You were known for your splenetic live shows, and it’s been widely acknowledged (even by yourselves, from what I gather!) that the studio albums never quite captured the essence of the band in that respect - do you feel that the live album included in this box-set goes some way to redressing that balance?

KENNY:  I do think there’s some good stuff on Zurich and it’s the only live recording I’ve heard that has got tracks from Totally Religious on it.

BILL: The re-mastered  Zurich live recording sounds better than it used to. Twin Cadillacs sounds good, and Accident Prone… a lot of noise for a 3 piece.

CHRIS: The live shows and the albums are two different things. Personally I like both and the recorded material sounds even better as time goes on.

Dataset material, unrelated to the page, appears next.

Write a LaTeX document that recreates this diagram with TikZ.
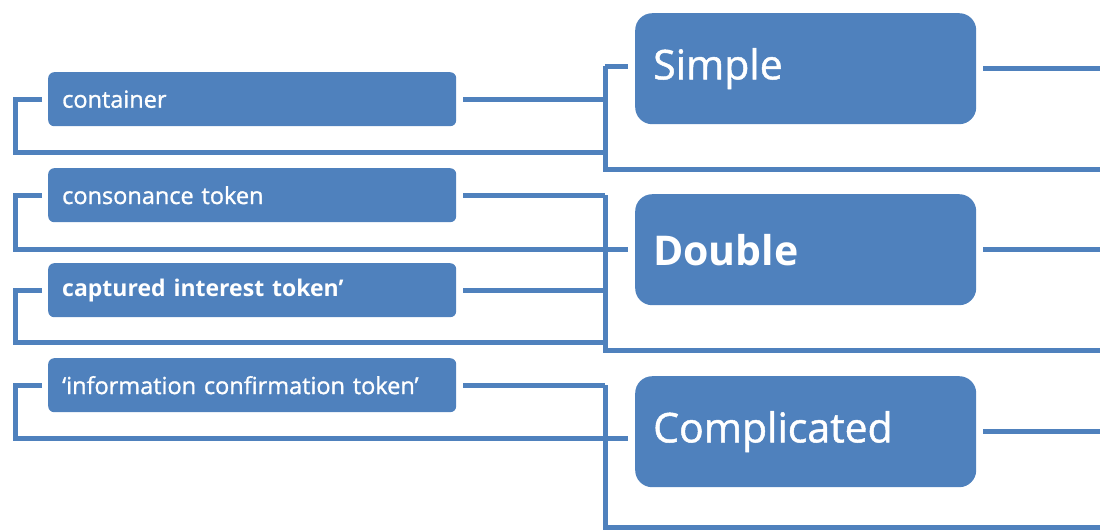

With the box-set providing a chance to look back at your career in its entirety, what do you think your legacy is? Do you hear yourselves in any modern-day acts, or have you since been cited as an influence in the intervening years?

CHRIS: I am sure that we influenced people as others in turn influenced us, but it does not define me. I was playing for years before the Messiahs and I still am.

BILL: I think the music speaks for itself.

KENNY:  I am not the type of person vain enough to sit down and think about our ‘legacy’. I think that if one starts to think along lines like that, one is in danger of turning into Bongo from the U2s.

What have you all been up to since? What happens when the musical dream splutters to a halt - and did you remain friends?

CHRIS: As I said, I am still playing. Nothing has spluttered to a halt as far as I am concerned. I am still friends with Kenny Harris and we play together regularly.

KENNY: Chris and I carried on playing for a while and we were hired as a rhythm section for an American Cajun fiddle player called Pierre Le Rue. I also did stints with bands like The Inmates and The Men They Couldn’t Hang. More recently Chris and I started playing together again although this time he’s playing guitar. So Chris and I are still in touch.

BILL: It was not a musical dream, it was a reality… and it did not splutter to a halt, it was a combination of well-thought-through decisions.

In my opinion, Totally Religious could have been an all time classic album. Chris Thompson and Kenny Harris did not want to record in the USA and were totally creatively uncooperative and more or less on strike, leading to serious problems recording the album.  Kenny got sent home and I wanted them both sacked.

I decided then that it would be the last time I recorded or toured with them. Subsequently Elektra dropped the band. Some bands might have carried on but the dynamics had not changed in the band. So creatively it was a dead end for me. The band split up in 1989.

I spent some time in Baltimore. I now live in London. More recently if it had not been for my good friend Howard Thompson who signed the band to Elektra Records, I would have had no knowledge of this box-set release because nobody contacted me about it . I am currently considering taking legal action against Chris Thompson and Kenny Harris to among other things stop passing themselves off as The Messiahs.

In the meantime I am enjoying life. I am working on paintings and videos at the moment… and some musical ideas...

Finally - taken as a whole, how do you feel revisiting the material on this box-set? Does it feel like something of a distant trip down memory lane, or is it still as vital or relevant to you?

BILL: Ambivalent. But it is great news that Warners have finally licensed The Screaming Blue Messiah’s excellent re-mastered 27-year-old box set which is released on Easy Action as a body of work... flawed as some of it is.

CHRIS: Partly it is a distant memory, but I am flattered and pleased that Easy Action Records have put it out. 

KENNY: I think most of the stuff still stands up pretty well, although I couldn’t sit down and listen to it for very long. Not that there’s anything wrong with it, but there’s only so many times you can listen to stuff you’ve played a million times without getting a wee bit sick of it. In some respects it can’t help but be a trip down memory lane, but it doesn’t feel as distant as you would expect.

Vision in Blues is available now via Easy Action.